欧州委員会は12日、EU、ノルウェー、フェロー諸島(デンマーク領)の3者間で向こう5年間のサバの漁獲枠で合意したと発表した。大西洋北東海域の「サバ戦争」は収束に向けて大きく前進した形だが、今月5日にはアイスランドを加えた […]

欧州委員会は12日、EU、ノルウェー、フェロー諸島(デンマーク領)の3者間で向こう5年間のサバの漁獲枠で合意したと発表した。大西洋北東海域の「サバ戦争」は収束に向けて大きく前進した形だが、今月5日にはアイスランドを加えた4者協議が決裂した経緯があり、アイスランドは自国を除いた形での交渉成立に不快感を示している。

欧州委によると、2018年までのサバの漁獲割当はEUが61万1,000トン、ノルウェーが27万9,000トン、フェロー諸島が15万6,000トンとなっている。3者は持続可能な漁業の実現に向け、今年から長期的な水産資源の管理計画を実施することでも合意した。

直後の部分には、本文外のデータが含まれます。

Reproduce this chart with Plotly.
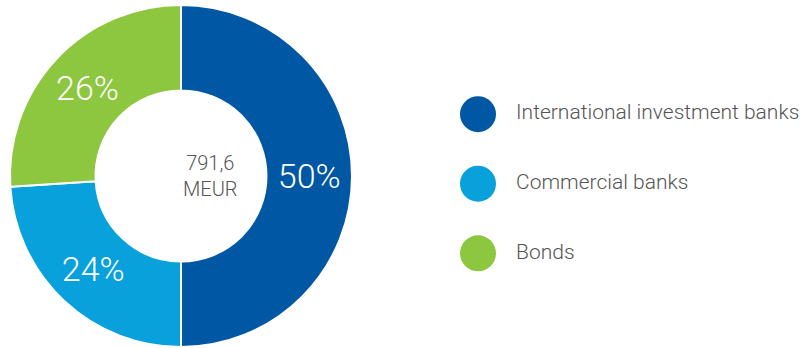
import plotly.graph_objects as go

categories = ["International investment banks", "Commercial banks", "Bonds"]
shares = [50, 24, 26]
colors = ["#0057A4", "#08A1DC", "#8DC63F"]
total_value = "791,6"
total_unit = "MEUR"

FONT = "Roboto"
W, H = 801, 348

fig = go.Figure()
fig.add_trace(go.Pie(
    values=shares,
    labels=categories,
    sort=False,
    direction="clockwise",
    rotation=0,
    hole=0.5,
    marker=dict(colors=colors, line=dict(color="white", width=2)),
    texttemplate="%{value}%",
    textposition="inside",
    insidetextorientation="horizontal",
    textfont=dict(family=FONT, size=34, color="white", weight=300),
    domain=dict(x=[10 / W, 352 / W], y=[0, 344 / H]),
    showlegend=False,
    hoverinfo="label+percent",
))

# custom legend
idx = list(range(len(categories)))
fig.add_trace(go.Scatter(
    x=[0] * len(categories),
    y=idx,
    mode="markers+text",
    marker=dict(size=36, color=colors),
    text=["  \u2009" + c for c in categories],
    textposition="middle right",
    textfont=dict(family=FONT, size=21, color="#555555", weight=300),
    showlegend=False,
    hoverinfo="skip",
    xaxis="x", yaxis="y",
))

fig.add_annotation(
    text=f"{total_value}<br>{total_unit}",
    x=181 / W, y=1 - 176 / H, xref="paper", yref="paper",
    showarrow=False,
    font=dict(family=FONT, size=20, color="#555555", weight=300),
    align="center",
)

fig.update_layout(
    width=W, height=H,
    margin=dict(l=0, r=0, t=0, b=0),
    paper_bgcolor="white", plot_bgcolor="rgba(0,0,0,0)",
    xaxis=dict(range=[-478, W - 478], visible=False, domain=[0, 1], fixedrange=True),
    yaxis=dict(range=[3.36, -1.64], visible=False, domain=[0, 1], fixedrange=True),
)

fig.write_html("out.html", config={"displayModeBar": False},
               post_script="document.body.style.margin='0px';")
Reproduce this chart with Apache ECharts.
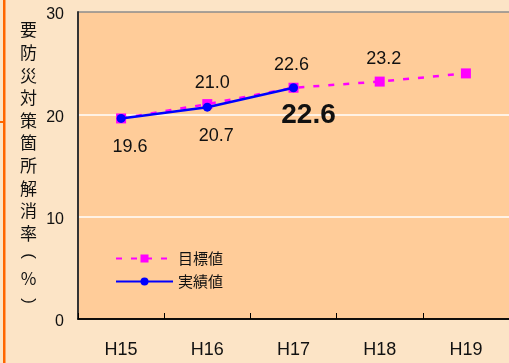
<!DOCTYPE html>
<html><head><meta charset="utf-8">
<script src="https://cdn.jsdelivr.net/npm/echarts@6/dist/echarts.min.js"></script>
<style>html,body{margin:0;padding:0;background:#FCE4C6;}#c{width:509px;height:363px;}</style>
</head><body><div id="c"></div>
<script>
const categories = ['H15', 'H16', 'H17', 'H18', 'H19'];
const targetValues = [19.6, 21.0, 22.6, 23.2, 24.0];
const actualValues = [19.6, 20.7, 22.6];
const yTicks = [0, 10, 20, 30];
const yName = ['要','防','災','対','策','箇','所','解','消','率','(','%',')'];
const seriesNames = ['目標値', '実績値'];

const NUM = '"Liberation Sans", Arial, "Noto Sans CJK JP", sans-serif';
const CJK = '"Noto Sans CJK JP", sans-serif';

const targetLabels = [null,
  {show:true, position:'top', distance:7, offset:[5,0]},
  {show:true, position:'top', distance:9, offset:[-2,0]},
  {show:true, position:'top', distance:9, offset:[4,0]},
  null];
const actualLabels = [
  {show:true, position:'bottom', distance:15, offset:[9,0]},
  {show:true, position:'bottom', distance:15, offset:[9,0]},
  {show:true, position:'bottom', distance:9, offset:[15,0], fontSize:28, fontWeight:'bold'}];

const fmt = p => p.value.toFixed(1);
const targetData = targetValues.map((v,i) => targetLabels[i] ? {value:v, label:Object.assign({formatter:fmt}, targetLabels[i])} : {value:v});
const actualData = actualValues.map((v,i) => ({value:v, label:Object.assign({formatter:fmt}, actualLabels[i])}));

// vertical axis title: one text element per character, parentheses turned for vertical writing
const nameGraphics = yName.map((ch, i) => {
  const isParen = ch === '(' || ch === ')';
  return {
    type:'text', x:28.5, y:30 + i*22.6, rotation: isParen ? -Math.PI/2 : 0,
    style:{text:ch, font: isParen ? '17px "Liberation Sans"' : '17px "Noto Sans CJK JP"',
           fill:'#111', align:'center', verticalAlign:'middle'}
  };
});

const chart = echarts.init(document.getElementById('c'));
chart.setOption({
  backgroundColor: '#FCE4C6',
  animation: false,
  grid: {left:78, top:12, width:440, height:307, show:true, backgroundColor:'#FFCC99', borderWidth:0},
  graphic: [
    {type:'rect', shape:{x:3, y:0, width:2.5, height:363}, style:{fill:'#FF6600'}},
    {type:'rect', shape:{x:0, y:121, width:3, height:2}, style:{fill:'#FF6600'}}
  ].concat(nameGraphics),
  xAxis: {
    type:'category', data:categories, boundaryGap:true,
    axisLine:{show:true, lineStyle:{color:'#000', width:1.5}},
    axisTick:{show:true, inside:true, length:6, lineStyle:{color:'#000'}},
    axisLabel:{color:'#111', fontSize:18, fontFamily:NUM, margin:22}
  },
  yAxis: {
    type:'value', min:yTicks[0], max:yTicks[yTicks.length-1], interval:10,
    axisLine:{show:true, lineStyle:{color:'#333', width:2}},
    axisTick:{show:false},
    axisLabel:{margin:14, formatter: v => '{n|' + v + '}',
      rich:{n:{color:'#111', fontSize:16, fontFamily:NUM, padding:[6,0,0,0]}}},
    splitLine:{show:true, lineStyle:{color:['#000','#ffffff','#ffffff','#8c8c8c'], width:1.5}}
  },
  legend: {
    orient:'vertical', left:110, top:246, itemWidth:57, itemHeight:10, itemGap:8,
    textStyle:{fontSize:15, fontFamily:CJK, color:'#111', lineHeight:15},
    data: seriesNames
  },
  series: [
    {name:seriesNames[0], type:'line', data:targetData, symbol:'rect', symbolSize:10,
     lineStyle:{color:'#FF00FF', width:2.5, type:[6,9]}, itemStyle:{color:'#FF00FF'},
     label:{color:'#111', fontSize:18, fontFamily:NUM}, z:2},
    {name:seriesNames[1], type:'line', data:actualData, symbol:'circle', symbolSize:9,
     lineStyle:{color:'#0000FF', width:2.5}, itemStyle:{color:'#0000FF'},
     label:{color:'#111', fontSize:18, fontFamily:NUM}, z:3}
  ]
});
</script></body></html>
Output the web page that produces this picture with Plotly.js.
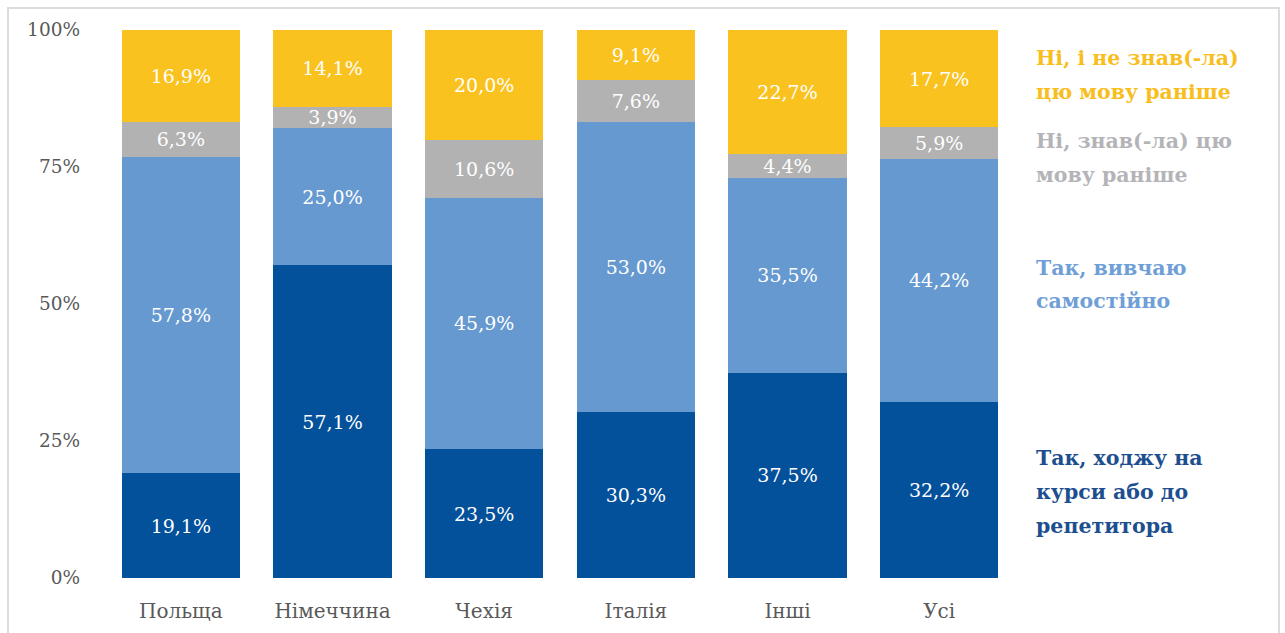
<!DOCTYPE html>
<html>
<head>
<meta charset="utf-8">
<script src="https://cdn.plot.ly/plotly-3.0.1.min.js"></script>
<style>
html,body{margin:0;padding:0;background:#fff;}
#chart{width:1285px;height:633px;position:relative;}
#frame{position:absolute;left:7px;top:7px;width:1273px;height:660px;border:2px solid #dcdcdc;pointer-events:none;box-sizing:border-box;}
</style>
</head>
<body>
<div id="chart"></div>
<div id="frame"></div>
<script>
const categories = ['Польща','Німеччина','Чехія','Італія','Інші','Усі'];
const courses   = [19.1, 57.1, 23.5, 30.3, 37.5, 32.2];
const selfStudy = [57.8, 25.0, 45.9, 53.0, 35.5, 44.2];
const knewLang  = [6.3, 3.9, 10.6, 7.6, 4.4, 5.9];
const notKnew   = [16.9, 14.1, 20.0, 9.1, 22.7, 17.7];
const seriesNames = [
  ['Так, ходжу на', 'курси або до', 'репетитора'],
  ['Так, вивчаю', 'самостійно'],
  ['Ні, знав(-ла) цю', 'мову раніше'],
  ['Ні, і не знав(-ла)', 'цю мову раніше']
];
const yTickVals = [0, 25, 50, 75, 100];
const yTickText = ['0%', '25%', '50%', '75%', '100%'];

const colors = ['#03509B', '#6699D0', '#B2B2B2', '#F9C21F'];
const legendColors = ['#1D4F8E', '#6F9FD6', '#B4B4B8', '#F8BE1E'];
const serif = 'DejaVu Serif';
const fmt = v => v.toFixed(1).replace('.', ',') + '%';

const allSeries = [courses, selfStudy, knewLang, notKnew];
const traces = allSeries.map((vals, i) => ({
  type: 'bar',
  x: categories,
  y: vals,
  name: seriesNames[i].join(' '),
  marker: {color: colors[i], line: {width: 0}},
  text: vals.map(fmt),
  textposition: 'inside',
  insidetextanchor: 'middle',
  textangle: 0,
  constraintext: 'none',
  textfont: {family: serif, size: 19, color: '#ffffff'},
  hoverinfo: 'skip'
}));

// legend label line centres, in pixels from top of the page
const margin = {l: 105, r: 270, t: 30, b: 55};
const plotH = 633 - margin.t - margin.b;
const legendLineY = [[458, 492, 526], [268, 301], [141, 175], [58, 92]];
const annotations = [];
seriesNames.forEach((lines, i) => {
  lines.forEach((ln, j) => {
    annotations.push({
      xref: 'paper', yref: 'paper',
      x: 1.021, y: (633 - margin.b - legendLineY[i][j]) / plotH,
      xanchor: 'left', yanchor: 'middle',
      align: 'left', showarrow: false,
      text: '<b>' + ln + '</b>',
      font: {family: serif, size: 20.5, color: legendColors[i]}
    });
  });
});

const layout = {
  width: 1285, height: 633,
  margin: margin,
  paper_bgcolor: '#ffffff',
  plot_bgcolor: '#ffffff',
  barmode: 'stack',
  bargap: 0.22,
  showlegend: false,
  xaxis: {
    showgrid: false, zeroline: false, showline: false, ticks: '',
    tickfont: {family: serif, size: 20, color: '#595959'},
    ticklabelstandoff: 19
  },
  yaxis: {
    range: [0, 100],
    tickvals: yTickVals, ticktext: yTickText,
    showgrid: false, zeroline: false, showline: false, ticks: '',
    tickfont: {family: serif, size: 18.5, color: '#595959'},
    ticklabelstandoff: 24
  },
  annotations: annotations,
  uniformtext: {mode: false}
};

Plotly.newPlot('chart', traces, layout, {displayModeBar: false, staticPlot: true});
</script>
</body>
</html>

欧州委のダマナキ委員(漁業・海事担当)は「3者間の合意は貴重な魚種の長期にわたる持続可能性を保証するものだ」と発言。そのうえで「近い将来、アイスランドが交渉に参加するためのドアは開いている」と述べ、アイスランドの漁獲枠は別枠で確保してあることを強調した。しかし、アイスランドのスベインソン外相は「われわれはEUやフェロー諸島と誠実に協議を重ねてきたが、その裏で別の交渉が進められ、唐突に合意が発表されたことに驚いている」とコメント。EUやノルウェーの対応を強く非難した。

北海のサバ漁をめぐっては、伝統的にEUとノルウェーが漁獲枠を定めてきたが、地球温暖化の影響で回遊ルートが変化した結果、アイスランド水域内でサバの生息数が増え、水揚げが急増した。同国は2010年、サバの漁獲枠を一方的に従来の6.5倍に拡大。フェロー諸島も同3.4倍に設定したことで、国際海洋探査委員会(ICES)が推奨する漁獲枠を全体で35%上回る見通しとなり、周辺国で資源枯渇への懸念が一気に高まった。

EUは対抗措置として、昨年からフェロー諸島からのサバとニシンの輸入を禁止するなどの制裁を発動している。アイスランドに対しては制裁を発動していないが、EU加盟交渉で漁獲権問題が最大の焦点に浮上した。昨年4月の総選挙で誕生した中道右派の連立政権は9月、公約通りに加盟交渉を無期限に凍結。先月にはEU加盟申請を取り下げる方針を閣議決定した。今年初めの世論調査ではEU加盟に反対する意見が約6割を占めていたが、連立与党が加盟交渉の凍結と並んで公約に掲げていた加盟申請の取り下げの是非を問う国民投票の実施が棚上げされたことで、国民の間で政府に対する不満が高まっている。